Presently the ruling PDP government at the central level has converted governance mainly into an instrument to sell to themselves choice public properties at rock bottom prices. Equally the main opposition parties like the ANPP and AC fully subscribe to the privatisation agenda. Their own grudge is simply borne out of the desire to be the ones in the central control so that they can easily buy these choice public properties themselves.
In pursuance of these self-serving, anti-poor agenda both the PDP and its main bourgeois rivals have been spending billions of naira so as to win political power come April’s elections. Just like as in the past, it is the working people and poor that will be made to pay for this financial brigandage by the ruling class. Therefore, from whichever angle one may choice to critically examine the current socio political situation, the post election position will need a well-focused and determined Labour leadership drawing appropriate conclusions from its recent history. The new Labour leadership emerging from this conference must of necessity be equipped with a comprehensive economic and political programme which dialectically combines the working masses’ needs of today with tomorrow’s aspirations.

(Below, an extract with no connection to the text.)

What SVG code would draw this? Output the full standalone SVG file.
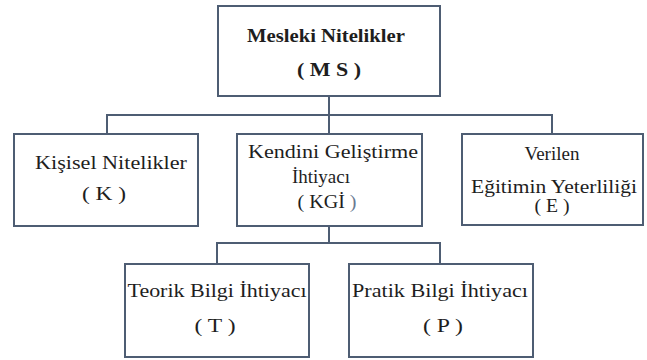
<svg xmlns="http://www.w3.org/2000/svg" width="647" height="360" viewBox="0 0 647 360">
  <style>
    .box { fill: #ffffff; stroke: #4e5d73; stroke-width: 2; }
    .conn { fill: none; stroke: #4e5d73; stroke-width: 2; }
    .t { font-family: "Liberation Serif", "DejaVu Serif", serif; font-size: 19px; fill: #1e1e1e; text-anchor: middle; }
    .b { font-weight: bold; }
  </style>
  <rect x="0" y="0" width="647" height="360" fill="#ffffff"/>
  <g id="connectors">
    <path class="conn" d="M329 96 V115 M107 134 V115 H552 V134 M329 115 V134"/>
    <path class="conn" d="M329 226 V243 M217 264 V243 H440 V264"/>
  </g>
  <g id="MS">
    <rect class="box" x="218" y="6" width="222" height="90"/>
    <text class="t b" x="326" y="42" textLength="158" lengthAdjust="spacingAndGlyphs">Mesleki Nitelikler</text>
    <text class="t b" x="329" y="76" textLength="64" lengthAdjust="spacingAndGlyphs">( M S )</text>
  </g>
  <g id="K">
    <rect class="box" x="14" y="134" width="184" height="92"/>
    <text class="t" x="111" y="169" textLength="152" lengthAdjust="spacingAndGlyphs">Kişisel  Nitelikler</text>
    <text class="t" x="104" y="200" textLength="44" lengthAdjust="spacingAndGlyphs">( K )</text>
  </g>
  <g id="KGI">
    <rect class="box" x="237" y="134" width="185" height="92"/>
    <text class="t" x="333" y="158" textLength="170" lengthAdjust="spacingAndGlyphs">Kendini  Geliştirme</text>
    <text class="t" x="321" y="183">İhtiyacı</text>
    <text class="t" x="327" y="208" textLength="59" lengthAdjust="spacingAndGlyphs">( KGİ <tspan fill="#6a7a92">)</tspan></text>
  </g>
  <g id="E">
    <rect class="box" x="462" y="134" width="181" height="91"/>
    <text class="t" x="552" y="160">Verilen</text>
    <text class="t" x="554" y="193" textLength="166" lengthAdjust="spacingAndGlyphs">Eğitimin  Yeterliliği</text>
    <text class="t" x="552" y="212" textLength="35" lengthAdjust="spacingAndGlyphs">( E )</text>
  </g>
  <g id="T">
    <rect class="box" x="125" y="264" width="184" height="93"/>
    <text class="t" x="217" y="297" textLength="179" lengthAdjust="spacingAndGlyphs">Teorik Bilgi  İhtiyacı</text>
    <text class="t" x="215" y="332" textLength="41" lengthAdjust="spacingAndGlyphs">( T )</text>
  </g>
  <g id="P">
    <rect class="box" x="349" y="264" width="184" height="93"/>
    <text class="t" x="440" y="297" textLength="176" lengthAdjust="spacingAndGlyphs">Pratik Bilgi  İhtiyacı</text>
    <text class="t" x="443" y="332" textLength="40" lengthAdjust="spacingAndGlyphs">( P )</text>
  </g>
</svg>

Right from its first day in office we in the DSM would expect the issues of a decent living wage, the minimum wage level, alongside more social issues like free quality health care and education for all, to be put on the Congress’s front burner. If this strategy were pursued with all the needed commitment and determination, then it would soon be made obvious that the working masses need their own independent, democratic political party. Since our own foundation we in the DSM have been advocating such a party through which the workers and poor can wrestle political power from the present corrupt capitalist politicians. As the DSM often stated only a genuine workers’ and poor peasants’ government, built on a socialist economy wherein the commanding heights of the economy are publicly owned directly and democratically run by the working masses themselves, can begin to ensure that the human and material resources of society can be used for the benefit of all.
We strongly wish to warn that the continuation of the prevailing capitalist, neo-liberal economic and political agenda, under any shape or guise, will only unleash an unimaginable disaster, socially and politically, on society as a whole and on the working masses in particular. In this situation the NLC will have a responsibility to again take a lead alongside other trade unions and pro-masses’ organisations. Most recently the September 2005 rallies showed again the potential support that can be mobilised but future mobilisations must be used as a preparation for real struggle not just symbolic protest.
We wholeheartedly wish you a successful conference which, we trust, will prepare the way for victory in the inevitable struggles that working people will have to wage in order to change society.